▸ **WORK TO COMPLETE**:
Single out each line with the word "diagram" and copy it.

Source code of charts
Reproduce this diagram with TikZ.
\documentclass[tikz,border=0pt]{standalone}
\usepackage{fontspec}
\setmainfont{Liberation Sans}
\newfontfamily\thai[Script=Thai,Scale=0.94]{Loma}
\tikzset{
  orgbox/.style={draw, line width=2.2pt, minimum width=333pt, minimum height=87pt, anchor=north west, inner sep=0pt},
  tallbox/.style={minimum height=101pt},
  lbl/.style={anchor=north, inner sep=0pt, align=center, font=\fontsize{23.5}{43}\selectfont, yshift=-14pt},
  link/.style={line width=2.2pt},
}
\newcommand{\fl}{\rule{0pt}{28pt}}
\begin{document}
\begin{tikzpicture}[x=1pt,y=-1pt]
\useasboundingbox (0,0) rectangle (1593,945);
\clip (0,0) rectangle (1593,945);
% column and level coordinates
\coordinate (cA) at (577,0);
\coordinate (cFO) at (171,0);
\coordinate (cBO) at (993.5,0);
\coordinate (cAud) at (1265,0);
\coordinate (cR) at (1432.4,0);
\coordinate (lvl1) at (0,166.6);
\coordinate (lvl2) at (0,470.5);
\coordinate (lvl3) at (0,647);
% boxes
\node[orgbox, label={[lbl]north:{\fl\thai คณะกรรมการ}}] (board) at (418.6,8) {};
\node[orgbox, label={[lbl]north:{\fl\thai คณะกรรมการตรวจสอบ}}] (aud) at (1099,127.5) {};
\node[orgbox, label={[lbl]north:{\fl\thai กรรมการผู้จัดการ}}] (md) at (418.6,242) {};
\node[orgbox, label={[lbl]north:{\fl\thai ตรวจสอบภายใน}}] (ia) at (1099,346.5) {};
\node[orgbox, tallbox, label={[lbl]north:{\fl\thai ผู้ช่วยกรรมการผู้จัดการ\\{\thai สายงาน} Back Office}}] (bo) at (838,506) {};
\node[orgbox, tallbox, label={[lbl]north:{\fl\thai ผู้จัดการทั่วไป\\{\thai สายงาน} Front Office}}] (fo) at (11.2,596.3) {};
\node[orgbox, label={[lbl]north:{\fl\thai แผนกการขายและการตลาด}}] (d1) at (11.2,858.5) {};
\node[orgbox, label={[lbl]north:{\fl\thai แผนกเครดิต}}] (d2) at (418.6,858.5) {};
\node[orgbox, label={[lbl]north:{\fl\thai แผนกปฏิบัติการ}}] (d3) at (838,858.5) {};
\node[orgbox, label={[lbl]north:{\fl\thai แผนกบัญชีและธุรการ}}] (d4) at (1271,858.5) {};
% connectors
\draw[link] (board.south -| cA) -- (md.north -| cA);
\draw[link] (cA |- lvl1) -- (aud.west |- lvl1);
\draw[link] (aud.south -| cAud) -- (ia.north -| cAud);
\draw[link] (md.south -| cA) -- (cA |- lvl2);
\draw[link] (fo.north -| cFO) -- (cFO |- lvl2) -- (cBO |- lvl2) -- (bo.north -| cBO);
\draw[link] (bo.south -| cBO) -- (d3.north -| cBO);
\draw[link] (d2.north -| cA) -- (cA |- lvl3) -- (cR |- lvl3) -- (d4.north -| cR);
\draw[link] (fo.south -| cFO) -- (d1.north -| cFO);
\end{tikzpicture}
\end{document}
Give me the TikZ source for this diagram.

▸ **THE SOLUTION**:
Reproduce this diagram with TikZ.
Give me the TikZ source for this diagram.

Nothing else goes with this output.